Disgrace chronicles the downfall of one David Lurie, a Cape Town professor who seduces a poetry student. “He’s sort of cold and awkward and closed,” Mr. Malkovich said. When the affair is exposed, the professor hightails it to the countryside with his daughter (played by Australian actress Jessica Haines), where post-apartheid politics sets tragedy in motion.“It’s a great book; that’s what interested me,” Mr. Malkovich said. “The point of being an actor is to have certain goals or desires or wants that one would never have in real life—or never want to own up to in real life.” About the David Lurie character, he added: “He has nothing particularly sort of super-compelling about him—I mean, that’s not how he is. He’s a second- or third-rate academic who gets disgraced, and he has to figure out a way to live despite the thing that happened to him—which we all do at some point in our lives.”

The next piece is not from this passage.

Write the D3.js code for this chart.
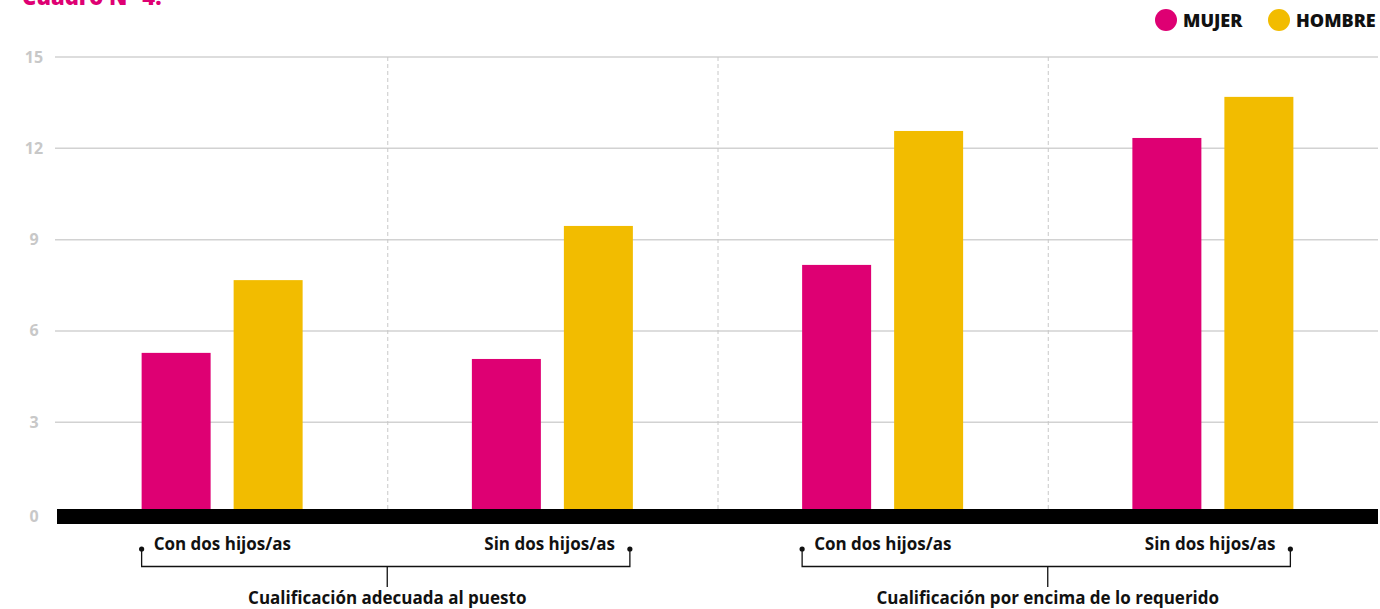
<!DOCTYPE html>
<html><head><meta charset="utf-8">
<script src="https://cdn.jsdelivr.net/npm/d3@7"></script>
<style>body{margin:0;background:#fff;}svg{display:block;font-family:"Open Sans",Lato,sans-serif;}</style>
</head><body>
<svg id="c" width="1380" height="609"></svg>
<script>
const categories = ["Con dos hijos/as","Sin dos hijos/as","Con dos hijos/as","Sin dos hijos/as"];
const groups = ["Cualificación adecuada al puesto","Cualificación por encima de lo requerido"];
const series = ["MUJER","HOMBRE"];
const mujer = [5.28, 5.08, 8.17, 12.34];
const hombre = [7.67, 9.45, 12.57, 13.69];
const yTicks = [0,3,6,9,12,15];
const colors = ["#de0073","#f2bc00"];
const title = "Cuadro N° 4.";

const svg = d3.select("#c");
const L = 57, R = 1378, T = 57;
const y = d3.scaleLinear().domain([0,15]).range([513.6, T]);
const x = d3.scaleBand().domain(d3.range(categories.length)).range([L, R]);
const bw = x.bandwidth();
const xi = d3.scaleBand().domain(series).range([bw/2-80.5, bw/2+80.5]).paddingInner(0.25);

// title (partly above the top edge, as in the reference)
svg.append("text").attr("x",22).attr("y",5).attr("fill","#de0073")
  .attr("font-size",22).attr("font-weight",800).text(title);

// gridlines
svg.append("g").selectAll("line").data(yTicks.filter(d=>d>0)).join("line")
  .attr("x1",55).attr("x2",R).attr("y1",d=>y(d)).attr("y2",d=>y(d))
  .attr("stroke","#d2d2d2").attr("stroke-width",1.5);
// y tick labels
svg.append("g").selectAll("text").data(yTicks).join("text")
  .attr("x",34).attr("y",d=>(d===0? y(d)+3 : y(d))+5.5).attr("text-anchor","middle")
  .attr("fill","#c8c8c8").attr("font-size",16).attr("font-weight",700).text(d=>d);

// dashed separators
svg.append("g").selectAll("line").data(d3.range(1,categories.length)).join("line")
  .attr("x1",d=>x(d)+0.5).attr("x2",d=>x(d)+0.5).attr("y1",T).attr("y2",y(0)-4)
  .attr("stroke","#c8c8c8").attr("stroke-width",1).attr("stroke-dasharray","4,3");

// bars
const data = categories.map((c,i)=>({i, vals:[mujer[i],hombre[i]]}));
const gb = svg.append("g").selectAll("g").data(data).join("g").attr("transform",d=>`translate(${x(d.i)},0)`);
gb.selectAll("rect").data(d=>d.vals.map((v,k)=>({v,k}))).join("rect")
  .attr("x",d=>xi(series[d.k])).attr("width",xi.bandwidth())
  .attr("y",d=>y(d.v)).attr("height",d=>y(0)-y(d.v)+2)
  .attr("fill",d=>colors[d.k]);

// zero axis band
svg.append("rect").attr("x",L).attr("y",y(0)-4.6).attr("width",R-L).attr("height",15).attr("fill","#000");

// category labels and brackets
const lab = svg.append("g");
categories.forEach((c,i)=>{
  const left = i%2===0;
  const bx = left ? x(i)+xi("MUJER") : x(i)+xi("HOMBRE")+xi.bandwidth()-3;
  lab.append("text").attr("x", left ? bx+12 : bx-15).attr("y",550)
    .attr("text-anchor", left ? "start" : "end")
    .attr("font-size",17).attr("font-weight",700).attr("fill","#111").text(c);
});
groups.forEach((g,j)=>{
  const i0 = 2*j, i1 = 2*j+1;
  const xa = x(i0)+xi("MUJER");
  const xb = x(i1)+xi("HOMBRE")+xi.bandwidth()-3;
  const xc = x(i1);
  const br = lab.append("g").attr("stroke","#111").attr("stroke-width",1.3).attr("fill","none");
  br.append("path").attr("d",`M${xa},549V566.5H${xb}V549`);
  br.append("line").attr("x1",xc).attr("x2",xc).attr("y1",566.5).attr("y2",587);
  lab.append("circle").attr("cx",xa).attr("cy",549).attr("r",2.6).attr("fill","#111");
  lab.append("circle").attr("cx",xb).attr("cy",549).attr("r",2.6).attr("fill","#111");
  lab.append("text").attr("x",xc).attr("y",604).attr("text-anchor","middle")
    .attr("font-size",17).attr("font-weight",700).attr("fill","#111").text(g);
});

// legend
const leg = svg.append("g");
const legX = [1166, 1279];
series.forEach((s,k)=>{
  leg.append("circle").attr("cx",legX[k]).attr("cy",20).attr("r",11).attr("fill",colors[k]);
  leg.append("text").attr("x",legX[k]+17).attr("y",26.5).attr("font-size",18).attr("font-weight",800)
    .attr("fill","#111").text(s);
});
</script>
</body></html>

Mr. Malkovich has always shown an ability to work in both tragic and comic (albeit darkly comic) modes. Colour Me Kubrick offers a giddy dose of the latter. In the opening scene, Malkovich-as-Conway-as-Kubrick glides downstairs into a red-flushed bar, paunchy belly pouring over stylish trousers, and approaches an ambitious fashion designer to introduce himself, in a breathy, serpentine voice, as “Stanley. Stanley Kubrick.” The next day, we see a brasher Conway, dressed in trench coat and baseball cap, conning a rock band.

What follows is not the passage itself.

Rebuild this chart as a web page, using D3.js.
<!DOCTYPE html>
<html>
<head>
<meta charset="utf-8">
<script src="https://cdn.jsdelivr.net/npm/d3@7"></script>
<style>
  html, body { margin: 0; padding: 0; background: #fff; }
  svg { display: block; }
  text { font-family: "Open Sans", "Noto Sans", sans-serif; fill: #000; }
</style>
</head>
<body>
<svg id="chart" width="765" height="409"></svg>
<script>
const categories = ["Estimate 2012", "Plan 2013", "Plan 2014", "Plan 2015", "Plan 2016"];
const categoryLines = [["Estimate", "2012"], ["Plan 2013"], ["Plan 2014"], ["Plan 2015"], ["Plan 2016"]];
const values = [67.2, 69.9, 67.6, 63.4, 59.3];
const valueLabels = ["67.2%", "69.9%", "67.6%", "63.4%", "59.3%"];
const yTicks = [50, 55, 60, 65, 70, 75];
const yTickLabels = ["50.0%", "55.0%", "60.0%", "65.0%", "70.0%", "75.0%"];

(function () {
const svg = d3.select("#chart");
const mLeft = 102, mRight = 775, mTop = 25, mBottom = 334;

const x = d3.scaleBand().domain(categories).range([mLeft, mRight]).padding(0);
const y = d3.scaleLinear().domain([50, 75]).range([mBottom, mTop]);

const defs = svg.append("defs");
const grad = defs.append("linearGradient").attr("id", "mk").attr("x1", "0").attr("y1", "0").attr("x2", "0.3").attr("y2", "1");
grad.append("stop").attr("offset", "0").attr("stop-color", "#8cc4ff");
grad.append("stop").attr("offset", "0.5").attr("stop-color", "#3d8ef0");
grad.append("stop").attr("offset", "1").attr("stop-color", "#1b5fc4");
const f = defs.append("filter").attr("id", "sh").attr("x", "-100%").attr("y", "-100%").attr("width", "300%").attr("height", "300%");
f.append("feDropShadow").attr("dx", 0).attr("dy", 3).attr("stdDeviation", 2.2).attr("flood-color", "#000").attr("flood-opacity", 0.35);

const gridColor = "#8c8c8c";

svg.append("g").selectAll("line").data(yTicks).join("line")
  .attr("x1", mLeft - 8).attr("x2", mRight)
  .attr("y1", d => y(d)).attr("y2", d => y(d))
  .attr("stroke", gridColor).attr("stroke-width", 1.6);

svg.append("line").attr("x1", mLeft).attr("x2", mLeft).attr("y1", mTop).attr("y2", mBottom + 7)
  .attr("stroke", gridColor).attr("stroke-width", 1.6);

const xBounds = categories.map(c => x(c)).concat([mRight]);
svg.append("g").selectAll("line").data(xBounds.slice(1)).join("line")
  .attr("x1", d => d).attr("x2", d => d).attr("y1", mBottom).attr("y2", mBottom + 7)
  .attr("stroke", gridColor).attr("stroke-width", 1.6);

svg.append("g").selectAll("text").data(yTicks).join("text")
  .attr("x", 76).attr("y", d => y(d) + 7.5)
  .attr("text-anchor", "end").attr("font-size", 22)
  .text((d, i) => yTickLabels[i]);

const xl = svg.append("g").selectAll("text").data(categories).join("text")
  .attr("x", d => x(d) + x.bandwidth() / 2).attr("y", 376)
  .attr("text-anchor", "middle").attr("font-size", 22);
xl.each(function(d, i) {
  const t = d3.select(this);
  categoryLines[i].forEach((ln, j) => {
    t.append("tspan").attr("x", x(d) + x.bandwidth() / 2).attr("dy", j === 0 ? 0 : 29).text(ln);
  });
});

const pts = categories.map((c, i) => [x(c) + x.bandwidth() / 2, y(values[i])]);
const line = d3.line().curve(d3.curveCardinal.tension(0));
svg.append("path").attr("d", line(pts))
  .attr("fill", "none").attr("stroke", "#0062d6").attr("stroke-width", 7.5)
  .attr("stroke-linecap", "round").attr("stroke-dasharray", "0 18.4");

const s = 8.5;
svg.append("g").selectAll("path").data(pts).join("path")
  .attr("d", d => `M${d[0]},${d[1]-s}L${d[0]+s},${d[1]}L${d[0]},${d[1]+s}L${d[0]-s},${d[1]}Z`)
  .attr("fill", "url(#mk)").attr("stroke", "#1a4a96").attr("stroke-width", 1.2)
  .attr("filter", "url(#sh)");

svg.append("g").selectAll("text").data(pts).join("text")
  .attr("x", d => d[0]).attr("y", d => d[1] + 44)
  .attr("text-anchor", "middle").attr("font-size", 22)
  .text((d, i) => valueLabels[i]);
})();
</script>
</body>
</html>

“It sort of occurred to me that there’s no real point in doing a heavy Alan Conway who had a particular way of playing Stanley Kubrick,” Mr. Malkovich said. “I don’t think he had any clear idea or even an interest in Kubrick’s character—although he had lots of insight into the people who wanted to meet Kubrick, or work with Kubrick, or mooch off Kubrick, or bask in his glow.”
And Mr. Malkovich and his director couldn’t resist adding to the trove of cinematic “meta–John Malkovich” moments: During one scene, a sloppily drunk Conway claims he knows just who he wants to cast as the lead for his new movie, 3001: A Space Odyssey: “John Malkovich.” To which his dining companion responds: “Who’s that?”

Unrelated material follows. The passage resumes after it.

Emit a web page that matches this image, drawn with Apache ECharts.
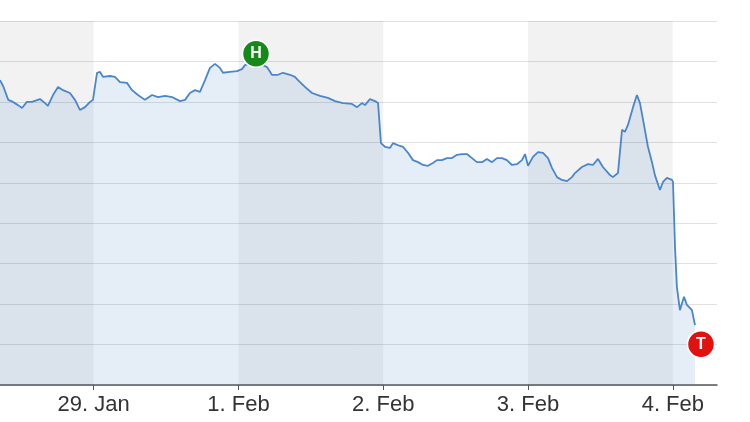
<!DOCTYPE html>
<html><head><meta charset="utf-8">
<script src="https://cdn.jsdelivr.net/npm/echarts@6/dist/echarts.min.js"></script>
<style>html,body{margin:0;padding:0;background:#fff}#c{width:750px;height:422px}</style>
</head><body><div id="c"></div>
<script>
// time in trading days (29. Jan = 1, 1. Feb = 2, ...), price in chart units
const times = [0.353,0.376,0.410,0.443,0.477,0.505,0.539,0.574,0.629,0.664,0.684,0.719,0.754,0.788,0.836,0.871,0.905,0.940,0.975,0.995,
1.023,1.044,1.064,1.113,1.147,1.182,1.230,1.265,1.306,1.354,1.403,1.444,1.493,1.541,1.596,1.631,1.665,1.700,1.734,1.769,1.803,1.838,1.872,1.893,1.941,1.990,
2.024,2.045,2.121,2.197,2.231,2.273,2.307,2.356,2.390,2.411,2.459,2.508,2.563,2.618,2.667,2.722,2.784,2.819,2.853,2.874,2.908,2.943,2.964,2.984,
3.012,3.046,3.067,3.115,3.136,3.171,3.205,3.240,3.274,3.309,3.343,3.371,3.405,3.440,3.475,3.509,3.544,3.578,3.613,3.647,3.682,3.716,3.751,3.785,3.820,3.854,3.889,3.923,3.958,3.979,
4.000,4.034,4.069,4.103,4.138,4.165,4.200,4.234,4.269,4.303,4.324,4.372,4.414,4.448,4.483,4.517,4.566,4.586,4.621,4.649,4.669,4.690,4.725,4.752,4.773,4.807,4.828,4.856,4.876,4.911,4.932,4.959,4.994,
5.001,5.015,5.028,5.049,5.077,5.097,5.132,5.153];
const prices = [7.54,7.38,7.05,7.00,6.92,6.85,7.00,7.00,7.07,6.97,6.90,7.17,7.37,7.29,7.22,7.05,6.80,6.87,7.00,7.05,
7.72,7.74,7.62,7.64,7.62,7.49,7.47,7.29,7.17,7.05,7.17,7.12,7.15,7.12,7.02,7.05,7.22,7.29,7.25,7.54,7.84,7.94,7.84,7.72,7.74,7.76,
7.81,7.91,7.99,7.86,7.67,7.67,7.72,7.67,7.62,7.54,7.37,7.22,7.15,7.10,7.02,6.97,6.95,6.87,6.97,6.92,7.07,7.02,6.97,5.98,
5.89,5.86,5.98,5.91,5.89,5.74,5.56,5.51,5.44,5.42,5.49,5.56,5.56,5.61,5.61,5.69,5.71,5.71,5.61,5.51,5.51,5.59,5.51,5.61,5.61,5.56,5.44,5.46,5.56,5.71,
5.42,5.64,5.76,5.74,5.61,5.37,5.14,5.07,5.04,5.14,5.24,5.39,5.46,5.44,5.59,5.39,5.19,5.14,5.24,6.31,6.26,6.43,6.87,7.17,6.97,6.31,5.89,5.51,5.19,4.82,5.02,5.12,5.07,
5.02,3.41,2.42,1.85,2.18,1.98,1.85,1.48];
const tickDays = [1, 2, 3, 4, 5];
const tickLabels = ['29. Jan', '1. Feb', '2. Feb', '3. Feb', '4. Feb'];
const shadedDays = [[0.353, 1], [2, 3], [4, 5]];
const axisMin = 0.353, axisMax = 5.305;

const series = times.map((t, i) => [t, prices[i]]);
let hi = 0, lo = 0;
prices.forEach((p, i) => { if (p > prices[hi]) hi = i; if (p < prices[lo]) lo = i; });

const chart = echarts.init(document.getElementById('c'), null, {renderer: 'canvas'});
chart.setOption({
  animation: false,
  grid: {left: 0, right: 33, top: 21, bottom: 37},
  xAxis: {
    type: 'value', min: axisMin, max: axisMax,
    axisLine: {show: true, lineStyle: {color: '#555', width: 1.5}},
    axisTick: {show: true, customValues: tickDays, length: 5, lineStyle: {color: '#555'}},
    axisLabel: {
      customValues: tickDays, margin: 9, color: '#333', fontSize: 22,
      fontFamily: 'Liberation Sans, Arial, sans-serif',
      formatter: v => tickLabels[tickDays.indexOf(Math.round(v))] || ''
    },
    splitLine: {show: false}
  },
  yAxis: {
    type: 'value', min: 0, max: 9, interval: 1,
    axisLabel: {show: false}, axisLine: {show: false}, axisTick: {show: false},
    splitLine: {show: true, lineStyle: {color: '#e0e0e0', width: 1}}
  },
  series: [
    {
      type: 'line', data: [], z: 1, silent: true,
      markArea: {
        silent: true,
        itemStyle: {color: 'rgba(0,0,0,0.05)'},
        data: shadedDays.map(r => [{xAxis: r[0]}, {xAxis: r[1]}])
      }
    },
    {
      type: 'line', data: series, z: 3, showSymbol: false, smooth: false,
      lineStyle: {color: '#4a86cc', width: 1.8},
      areaStyle: {color: 'rgba(74,134,200,0.2)'},
      markPoint: {
        z: 5,
        data: [
          {coord: series[hi], symbol: 'circle', symbolSize: 27, symbolOffset: [0, -8],
           itemStyle: {color: '#15891a', borderColor: '#fff', borderWidth: 1.5},
           label: {show: true, formatter: 'H', color: '#fff', fontWeight: 'bold', fontSize: 16, fontFamily: 'Liberation Sans, Arial, sans-serif'}},
          {coord: series[lo], symbol: 'circle', symbolSize: 27, symbolOffset: [6, 19],
           itemStyle: {color: '#e0110f', borderColor: '#fff', borderWidth: 1.5},
           label: {show: true, formatter: 'T', color: '#fff', fontWeight: 'bold', fontSize: 16, fontFamily: 'Liberation Sans, Arial, sans-serif'}}
        ]
      }
    }
  ]
});
</script></body></html>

Being John Malkovich is a lot of work these days: This year, Mr. Malkovich stars opposite Tom Hanks in the comedy The Great Buck Howard, and joins Anthony Hopkins in Robert Zemeckis’ adventure-fantasy Beowulf. Meanwhile, in the summer, he’ll be bunking in Paris, where he’ll direct Zach Helm’s play Good Canary, set to open in the early fall. And though it’s already been announced that he’ll appear with Peter O’Toole, Virginie Ledoyen and Daryl Hannah in the epic Love and Virtue, his schedule is overflowing and he’s unsure.
All of this work has kept him from his wife, Nicoletta Peyran, and their two teenage children. After years in France, the family relocated in 2004 to the Boston area, where the kids attend school.
How does he find America these days?
“The cultural cacophony, which was always there, got just sort of amped up,” he said. “More contemptuous, more hateful, louder.”
Mr. Malkovich said that while his film schedule has meant time away from his family, working more in theater wouldn’t resolve that issue. “The problem is, if you do a play, you don’t see your kids anyway,” he said. “They go to school during the day, and you do the play at night. You go and do the play while they’re on the computer and PlayStation and whatever, and allegedly doing homework, and you come home and they’re pretending to be asleep.”
First famous as a stage actor—Frank Rich called him “a combustive figure onstage, threatening to incinerate everyone and everything around him”—Mr. Malkovich was last on stage in 2005, when he did Stephen Jeffreys’ Lost Land, a production of Steppenwolf, the Chicago Theater company he co-founded with Gary Sinise in 1976.
Meanwhile, Uncle Kimono—his fashion line—has bitten the dust. “I’m not doing that anymore,” he said, before hanging up in the South African sunset. “I wasn’t getting what I wanted, production-wise, with the quality I wanted. And you know, that’s no loss to the high-fashion world.”